_Given task_
Exact reproduction of the data is required, with images excluded.
▼
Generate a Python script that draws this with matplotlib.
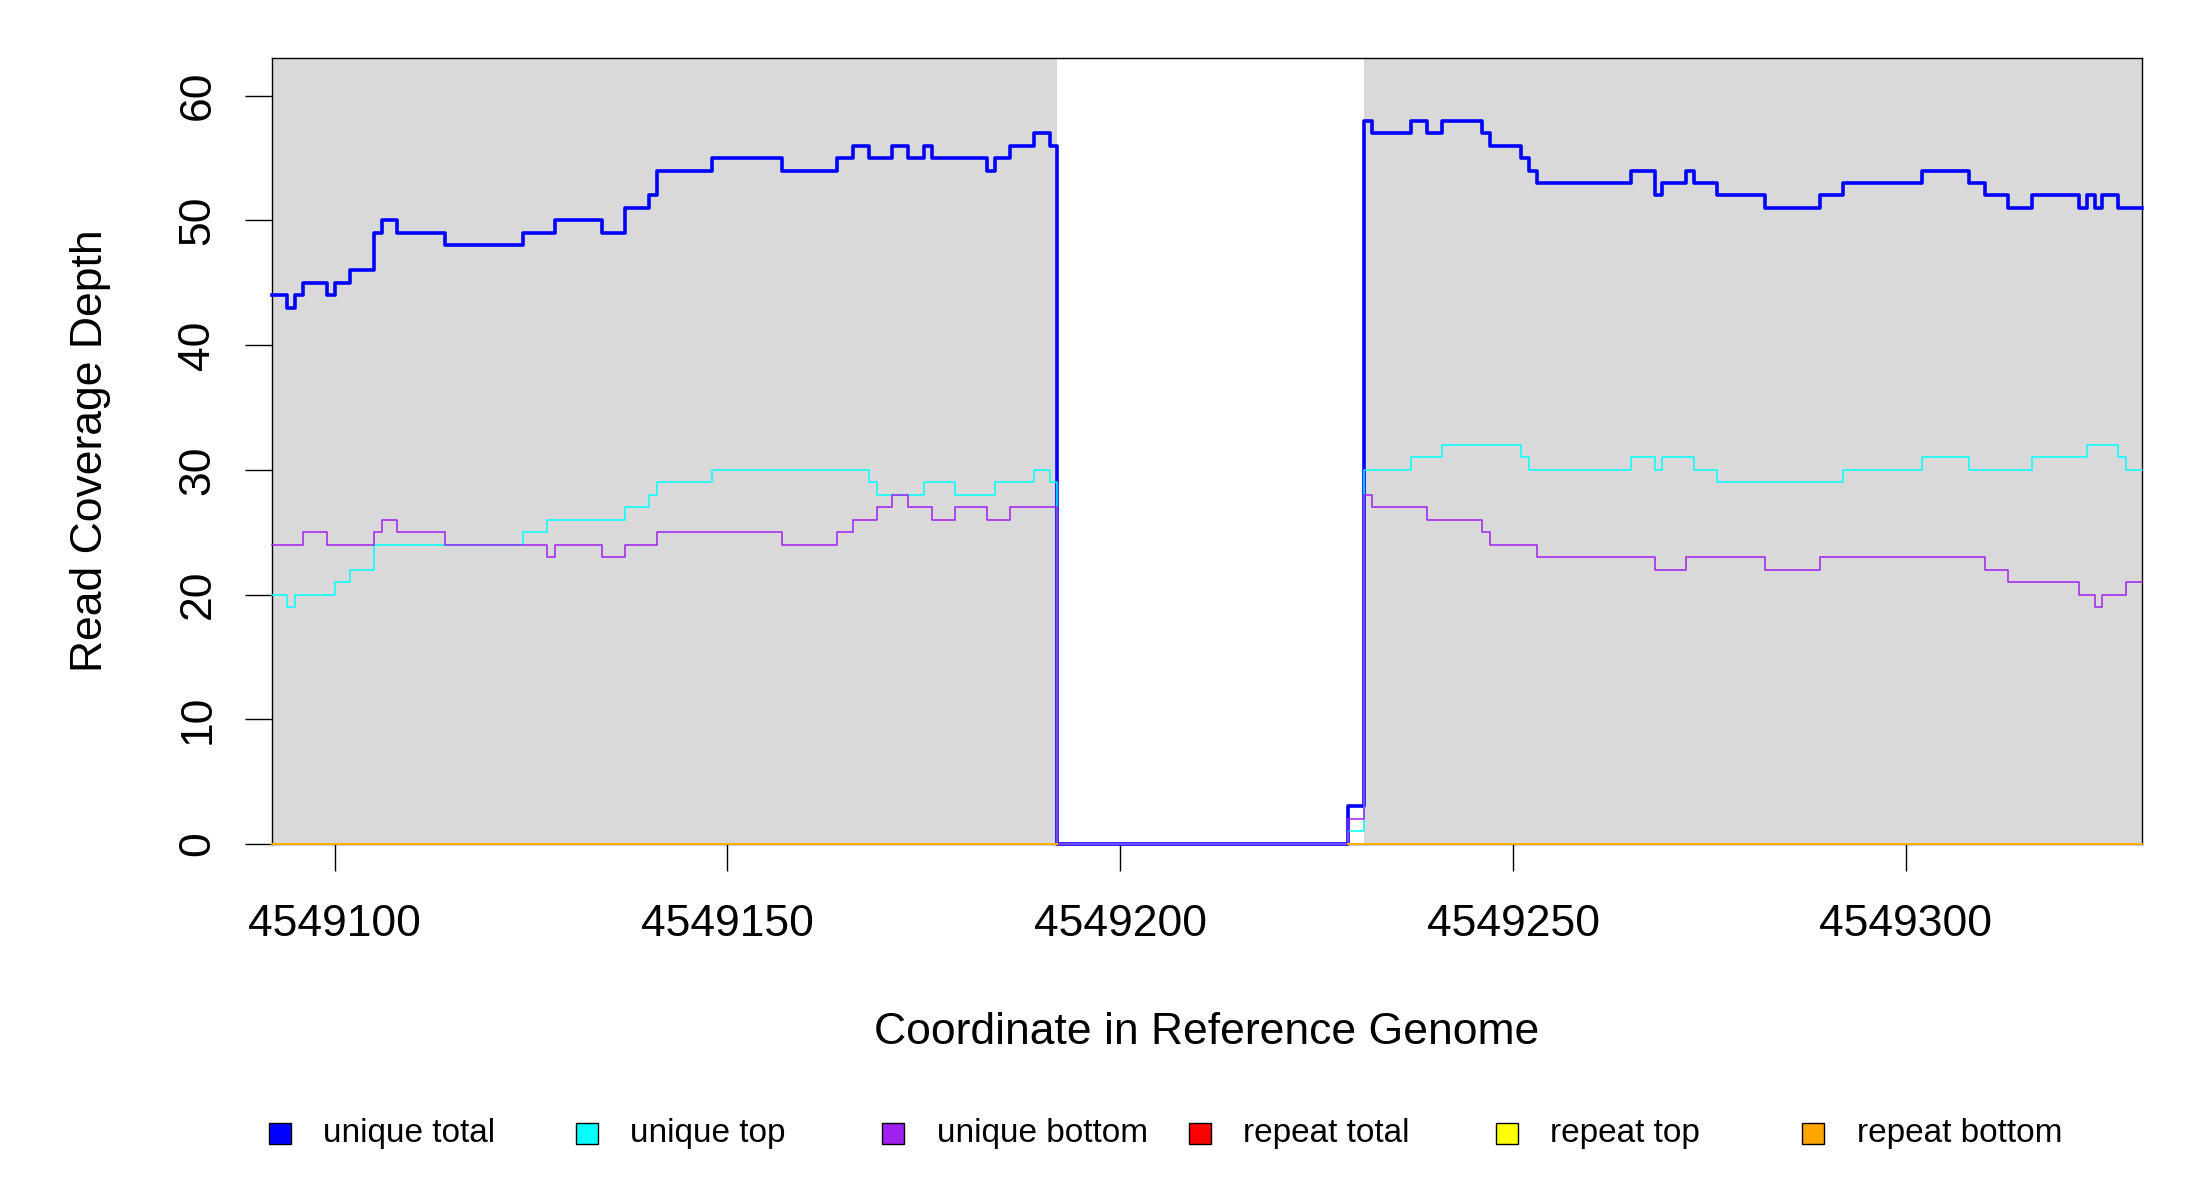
import numpy as np
import matplotlib
matplotlib.use('Agg')
import matplotlib.pyplot as plt
from matplotlib.patches import Rectangle

plt.rcParams['font.family'] = ['Liberation Sans', 'DejaVu Sans']

# 覆盖深度数据：阶梯变化点（参考基因组坐标）及该点起的深度
total_pos = [4549092, 4549094, 4549095, 4549096, 4549099, 4549100, 4549102, 4549105, 4549106,
             4549108, 4549114, 4549124, 4549128, 4549134, 4549137, 4549140, 4549141, 4549148,
             4549157, 4549164, 4549166, 4549168, 4549171, 4549173, 4549175, 4549176, 4549183,
             4549184, 4549186, 4549189, 4549191, 4549192, 4549229, 4549231, 4549232, 4549237,
             4549239, 4549241, 4549246, 4549247, 4549251, 4549252, 4549253, 4549265, 4549268,
             4549269, 4549272, 4549273, 4549276, 4549282, 4549289, 4549292, 4549302, 4549308,
             4549310, 4549313, 4549316, 4549322, 4549323, 4549324, 4549325, 4549327]
total_val = [44, 43, 44, 45, 44, 45, 46, 49, 50,
             49, 48, 49, 50, 49, 51, 52, 54, 55,
             54, 55, 56, 55, 56, 55, 56, 55, 54,
             55, 56, 57, 56, 0, 3, 58, 57, 58,
             57, 58, 57, 56, 55, 54, 53, 54, 52,
             53, 54, 53, 52, 51, 52, 53, 54, 53,
             52, 51, 52, 51, 52, 51, 52, 51]

top_pos = [4549092, 4549094, 4549095, 4549100, 4549102, 4549105, 4549124, 4549127, 4549137,
           4549140, 4549141, 4549148, 4549168, 4549169, 4549175, 4549179, 4549184, 4549189,
           4549191, 4549192, 4549229, 4549231, 4549237, 4549241, 4549251, 4549252, 4549265,
           4549268, 4549269, 4549273, 4549276, 4549292, 4549302, 4549308, 4549316, 4549323,
           4549327, 4549328]
top_val = [20, 19, 20, 21, 22, 24, 25, 26, 27,
           28, 29, 30, 29, 28, 29, 28, 29, 30,
           29, 0, 1, 30, 31, 32, 31, 30, 31,
           30, 31, 30, 29, 30, 31, 30, 31, 32,
           31, 30]

bottom_pos = [4549092, 4549096, 4549099, 4549105, 4549106, 4549108, 4549114, 4549127, 4549128,
              4549134, 4549137, 4549141, 4549157, 4549164, 4549166, 4549169, 4549171, 4549173,
              4549176, 4549179, 4549183, 4549186, 4549192, 4549229, 4549231, 4549232, 4549239,
              4549246, 4549247, 4549253, 4549268, 4549272, 4549282, 4549289, 4549310, 4549313,
              4549322, 4549324, 4549325, 4549328]
bottom_val = [24, 25, 24, 25, 26, 25, 24, 23, 24,
              23, 24, 25, 24, 25, 26, 27, 28, 27,
              26, 27, 26, 27, 0, 2, 28, 27, 26,
              25, 24, 23, 22, 23, 22, 23, 22, 21,
              20, 19, 20, 21]

repeat_pos = [4549092, 4549192, 4549229]
repeat_val = [0, np.nan, 0]

end_pos = 4549330
region_start = [4549092, 4549231]
region_end = [4549192, 4549330]

names = ['unique total', 'unique top', 'unique bottom', 'repeat total', 'repeat top', 'repeat bottom']
colors = ['#0000FF', '#00FFFF', '#A020F0', '#FF0000', '#FFFF00', '#FFA500']
widths = [2.6, 1.1, 1.1, 1.1, 1.1, 1.1]
series = [(total_pos, total_val), (top_pos, top_val), (bottom_pos, bottom_val),
          (repeat_pos, repeat_val), (repeat_pos, repeat_val), (repeat_pos, repeat_val)]


def ext(pos, val):
    """阶梯图末端补齐"""
    return list(pos) + [end_pos], list(val) + [val[-1]]


W, H = 2200, 1200
fig = plt.figure(figsize=(22, 12), dpi=100)
ax = fig.add_axes([271.7 / W, 1 - 843.9 / H, 1870 / W, 785.6 / H])

for s, e in zip(region_start, region_end):  # 灰色区域
    ax.axvspan(s, e, color='#D9D9D9', lw=0, zorder=0)

for (p, v), c, lw in zip(series, colors, widths):
    x, y = ext(p, v)
    ax.step(x, y, where='post', color=c, lw=lw, zorder=2, clip_on=False)

ax.set_xlim(4549092, end_pos)
ax.set_ylim(0, 63)
ax.set_xticks([4549100, 4549150, 4549200, 4549250, 4549300])
ax.set_xticklabels(['4549100', '4549150', '4549200', '4549250', '4549300'])
ax.set_yticks([0, 10, 20, 30, 40, 50, 60])
ax.set_yticklabels(['0', '10', '20', '30', '40', '50', '60'], rotation=90, va='center')
ax.tick_params(axis='x', length=19.4, width=1, labelsize=32, pad=24)
ax.tick_params(axis='y', length=19.4, width=1, labelsize=32, pad=19)
for sp in ax.spines.values():
    sp.set_linewidth(1)
    sp.set_zorder(1)

fig.text(1206.7 / W, 1 - 1033 / H, 'Coordinate in Reference Genome', fontsize=32,
         ha='center', va='center')
fig.text(90.5 / W, 1 - 451 / H, 'Read Coverage Depth', fontsize=32, rotation=90,
         ha='center', va='center')

# 图例（底部一行）
for i, (n, c) in enumerate(zip(names, colors)):
    x0 = 268.8 + i * 306.7
    fig.patches.append(Rectangle((x0 / W, 1 - 1144 / H), 22 / W, 21 / H,
                                 transform=fig.transFigure, facecolor=c,
                                 edgecolor='black', lw=1))
    fig.text((x0 + 54.5) / W, 1 - 1133.5 / H, n, fontsize=24, ha='left', va='center')

fig.savefig('out.png', dpi=100)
▲
_Full answer_
Generate a Python script that draws this with matplotlib.
import numpy as np
import matplotlib
matplotlib.use('Agg')
import matplotlib.pyplot as plt
from matplotlib.patches import Rectangle

plt.rcParams['font.family'] = ['Liberation Sans', 'DejaVu Sans']

# 覆盖深度数据：阶梯变化点（参考基因组坐标）及该点起的深度
total_pos = [4549092, 4549094, 4549095, 4549096, 4549099, 4549100, 4549102, 4549105, 4549106,
             4549108, 4549114, 4549124, 4549128, 4549134, 4549137, 4549140, 4549141, 4549148,
             4549157, 4549164, 4549166, 4549168, 4549171, 4549173, 4549175, 4549176, 4549183,
             4549184, 4549186, 4549189, 4549191, 4549192, 4549229, 4549231, 4549232, 4549237,
             4549239, 4549241, 4549246, 4549247, 4549251, 4549252, 4549253, 4549265, 4549268,
             4549269, 4549272, 4549273, 4549276, 4549282, 4549289, 4549292, 4549302, 4549308,
             4549310, 4549313, 4549316, 4549322, 4549323, 4549324, 4549325, 4549327]
total_val = [44, 43, 44, 45, 44, 45, 46, 49, 50,
             49, 48, 49, 50, 49, 51, 52, 54, 55,
             54, 55, 56, 55, 56, 55, 56, 55, 54,
             55, 56, 57, 56, 0, 3, 58, 57, 58,
             57, 58, 57, 56, 55, 54, 53, 54, 52,
             53, 54, 53, 52, 51, 52, 53, 54, 53,
             52, 51, 52, 51, 52, 51, 52, 51]

top_pos = [4549092, 4549094, 4549095, 4549100, 4549102, 4549105, 4549124, 4549127, 4549137,
           4549140, 4549141, 4549148, 4549168, 4549169, 4549175, 4549179, 4549184, 4549189,
           4549191, 4549192, 4549229, 4549231, 4549237, 4549241, 4549251, 4549252, 4549265,
           4549268, 4549269, 4549273, 4549276, 4549292, 4549302, 4549308, 4549316, 4549323,
           4549327, 4549328]
top_val = [20, 19, 20, 21, 22, 24, 25, 26, 27,
           28, 29, 30, 29, 28, 29, 28, 29, 30,
           29, 0, 1, 30, 31, 32, 31, 30, 31,
           30, 31, 30, 29, 30, 31, 30, 31, 32,
           31, 30]

bottom_pos = [4549092, 4549096, 4549099, 4549105, 4549106, 4549108, 4549114, 4549127, 4549128,
              4549134, 4549137, 4549141, 4549157, 4549164, 4549166, 4549169, 4549171, 4549173,
              4549176, 4549179, 4549183, 4549186, 4549192, 4549229, 4549231, 4549232, 4549239,
              4549246, 4549247, 4549253, 4549268, 4549272, 4549282, 4549289, 4549310, 4549313,
              4549322, 4549324, 4549325, 4549328]
bottom_val = [24, 25, 24, 25, 26, 25, 24, 23, 24,
              23, 24, 25, 24, 25, 26, 27, 28, 27,
              26, 27, 26, 27, 0, 2, 28, 27, 26,
              25, 24, 23, 22, 23, 22, 23, 22, 21,
              20, 19, 20, 21]

repeat_pos = [4549092, 4549192, 4549229]
repeat_val = [0, np.nan, 0]

end_pos = 4549330
region_start = [4549092, 4549231]
region_end = [4549192, 4549330]

names = ['unique total', 'unique top', 'unique bottom', 'repeat total', 'repeat top', 'repeat bottom']
colors = ['#0000FF', '#00FFFF', '#A020F0', '#FF0000', '#FFFF00', '#FFA500']
widths = [2.6, 1.1, 1.1, 1.1, 1.1, 1.1]
series = [(total_pos, total_val), (top_pos, top_val), (bottom_pos, bottom_val),
          (repeat_pos, repeat_val), (repeat_pos, repeat_val), (repeat_pos, repeat_val)]


def ext(pos, val):
    """阶梯图末端补齐"""
    return list(pos) + [end_pos], list(val) + [val[-1]]


W, H = 2200, 1200
fig = plt.figure(figsize=(22, 12), dpi=100)
ax = fig.add_axes([271.7 / W, 1 - 843.9 / H, 1870 / W, 785.6 / H])

for s, e in zip(region_start, region_end):  # 灰色区域
    ax.axvspan(s, e, color='#D9D9D9', lw=0, zorder=0)

for (p, v), c, lw in zip(series, colors, widths):
    x, y = ext(p, v)
    ax.step(x, y, where='post', color=c, lw=lw, zorder=2, clip_on=False)

ax.set_xlim(4549092, end_pos)
ax.set_ylim(0, 63)
ax.set_xticks([4549100, 4549150, 4549200, 4549250, 4549300])
ax.set_xticklabels(['4549100', '4549150', '4549200', '4549250', '4549300'])
ax.set_yticks([0, 10, 20, 30, 40, 50, 60])
ax.set_yticklabels(['0', '10', '20', '30', '40', '50', '60'], rotation=90, va='center')
ax.tick_params(axis='x', length=19.4, width=1, labelsize=32, pad=24)
ax.tick_params(axis='y', length=19.4, width=1, labelsize=32, pad=19)
for sp in ax.spines.values():
    sp.set_linewidth(1)
    sp.set_zorder(1)

fig.text(1206.7 / W, 1 - 1033 / H, 'Coordinate in Reference Genome', fontsize=32,
         ha='center', va='center')
fig.text(90.5 / W, 1 - 451 / H, 'Read Coverage Depth', fontsize=32, rotation=90,
         ha='center', va='center')

# 图例（底部一行）
for i, (n, c) in enumerate(zip(names, colors)):
    x0 = 268.8 + i * 306.7
    fig.patches.append(Rectangle((x0 / W, 1 - 1144 / H), 22 / W, 21 / H,
                                 transform=fig.transFigure, facecolor=c,
                                 edgecolor='black', lw=1))
    fig.text((x0 + 54.5) / W, 1 - 1133.5 / H, n, fontsize=24, ha='left', va='center')

fig.savefig('out.png', dpi=100)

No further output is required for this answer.